• **DATA**
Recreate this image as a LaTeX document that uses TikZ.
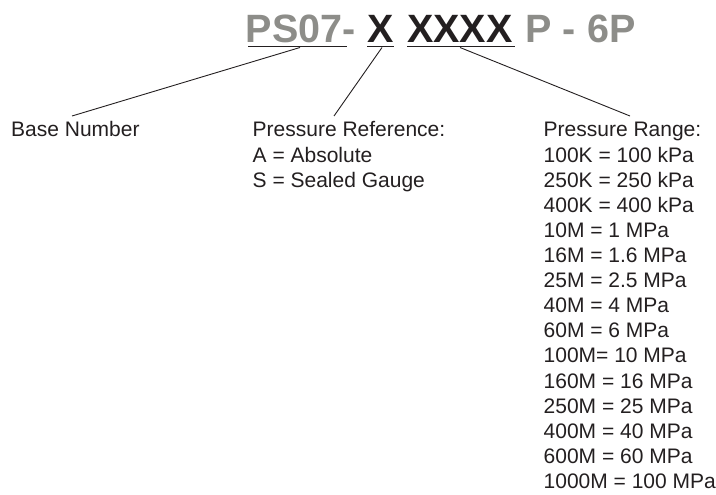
\documentclass[tikz,border=0pt]{standalone}
\usepackage{fontspec}
\setmainfont{Liberation Sans}
\definecolor{ink}{RGB}{35,31,32}
\definecolor{grayt}{RGB}{141,141,137}
\begin{document}
\begin{tikzpicture}[x=1pt,y=-1pt,
  lbl/.style={anchor=base west, inner sep=0pt, font=\fontsize{21}{25}\selectfont, text=ink},
  ttl/.style={anchor=base west, inner sep=0pt, font=\fontsize{39.5}{41}\selectfont\bfseries},
  ul/.style={line width=1.5pt, draw=ink},
  lead/.style={line width=0.9pt, draw=ink}]
\useasboundingbox (0,0) rectangle (716,495);
% title
\node[ttl,text=grayt] (ps) at (245.5,43) {PS07-};
\node[ttl,text=ink] (xa) at (367,43) {X};
\node[ttl,text=ink] (xb) at (407,43) {XXXX};
\node[ttl,text=grayt] (pp) at (525.5,43) {P - 6P};
% underlines
\coordinate (u1a) at (248,46.5); \coordinate (u1b) at (347,46.5);
\coordinate (u2a) at (367,46.5); \coordinate (u2b) at (394,46.5);
\coordinate (u3a) at (407,46.5); \coordinate (u3b) at (515,46.5);
\draw[ul] (u1a) -- (u1b);
\draw[ul] (u2a) -- (u2b);
\draw[ul] (u3a) -- (u3b);
% connector ends
\coordinate (t1) at (300,47.5); \coordinate (e1) at (72,116);
\coordinate (t2) at (382,47.5); \coordinate (e2) at (334,116);
\coordinate (t3) at (460,47.5); \coordinate (e3) at (630,116);
\draw[lead] (t1) -- (e1);
\draw[lead] (t2) -- (e2);
\draw[lead] (t3) -- (e3);
% labels
\node[lbl] (base) at (11,137) {Base Number};
\node[lbl] (ref0) at (252.5,137) {Pressure Reference:};
\node[lbl] (ref1) at (252.5,162.1) {A = Absolute};
\node[lbl] (ref2) at (252.5,187.2) {S = Sealed Gauge};
\foreach \t [count=\i from 0] in {Pressure Range:,100K = 100 kPa,250K = 250 kPa,400K = 400 kPa,10M = 1 MPa,16M = 1.6 MPa,25M = 2.5 MPa,40M = 4 MPa,60M = 6 MPa,100M= 10 MPa,160M = 16 MPa,250M = 25 MPa,400M = 40 MPa,600M = 60 MPa,1000M = 100 MPa}
  \node[lbl] (rng\i) at (543.5,137+\i*25.1) {\t};
\end{tikzpicture}
\end{document}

• **EXERCISE OBJECTIVE**
Reproduce every line of the material precisely, omitting its pictures.

• **TASK SOLUTION**
Recreate this image as a LaTeX document that uses TikZ.
\documentclass[tikz,border=0pt]{standalone}
\usepackage{fontspec}
\setmainfont{Liberation Sans}
\definecolor{ink}{RGB}{35,31,32}
\definecolor{grayt}{RGB}{141,141,137}
\begin{document}
\begin{tikzpicture}[x=1pt,y=-1pt,
  lbl/.style={anchor=base west, inner sep=0pt, font=\fontsize{21}{25}\selectfont, text=ink},
  ttl/.style={anchor=base west, inner sep=0pt, font=\fontsize{39.5}{41}\selectfont\bfseries},
  ul/.style={line width=1.5pt, draw=ink},
  lead/.style={line width=0.9pt, draw=ink}]
\useasboundingbox (0,0) rectangle (716,495);
% title
\node[ttl,text=grayt] (ps) at (245.5,43) {PS07-};
\node[ttl,text=ink] (xa) at (367,43) {X};
\node[ttl,text=ink] (xb) at (407,43) {XXXX};
\node[ttl,text=grayt] (pp) at (525.5,43) {P - 6P};
% underlines
\coordinate (u1a) at (248,46.5); \coordinate (u1b) at (347,46.5);
\coordinate (u2a) at (367,46.5); \coordinate (u2b) at (394,46.5);
\coordinate (u3a) at (407,46.5); \coordinate (u3b) at (515,46.5);
\draw[ul] (u1a) -- (u1b);
\draw[ul] (u2a) -- (u2b);
\draw[ul] (u3a) -- (u3b);
% connector ends
\coordinate (t1) at (300,47.5); \coordinate (e1) at (72,116);
\coordinate (t2) at (382,47.5); \coordinate (e2) at (334,116);
\coordinate (t3) at (460,47.5); \coordinate (e3) at (630,116);
\draw[lead] (t1) -- (e1);
\draw[lead] (t2) -- (e2);
\draw[lead] (t3) -- (e3);
% labels
\node[lbl] (base) at (11,137) {Base Number};
\node[lbl] (ref0) at (252.5,137) {Pressure Reference:};
\node[lbl] (ref1) at (252.5,162.1) {A = Absolute};
\node[lbl] (ref2) at (252.5,187.2) {S = Sealed Gauge};
\foreach \t [count=\i from 0] in {Pressure Range:,100K = 100 kPa,250K = 250 kPa,400K = 400 kPa,10M = 1 MPa,16M = 1.6 MPa,25M = 2.5 MPa,40M = 4 MPa,60M = 6 MPa,100M= 10 MPa,160M = 16 MPa,250M = 25 MPa,400M = 40 MPa,600M = 60 MPa,1000M = 100 MPa}
  \node[lbl] (rng\i) at (543.5,137+\i*25.1) {\t};
\end{tikzpicture}
\end{document}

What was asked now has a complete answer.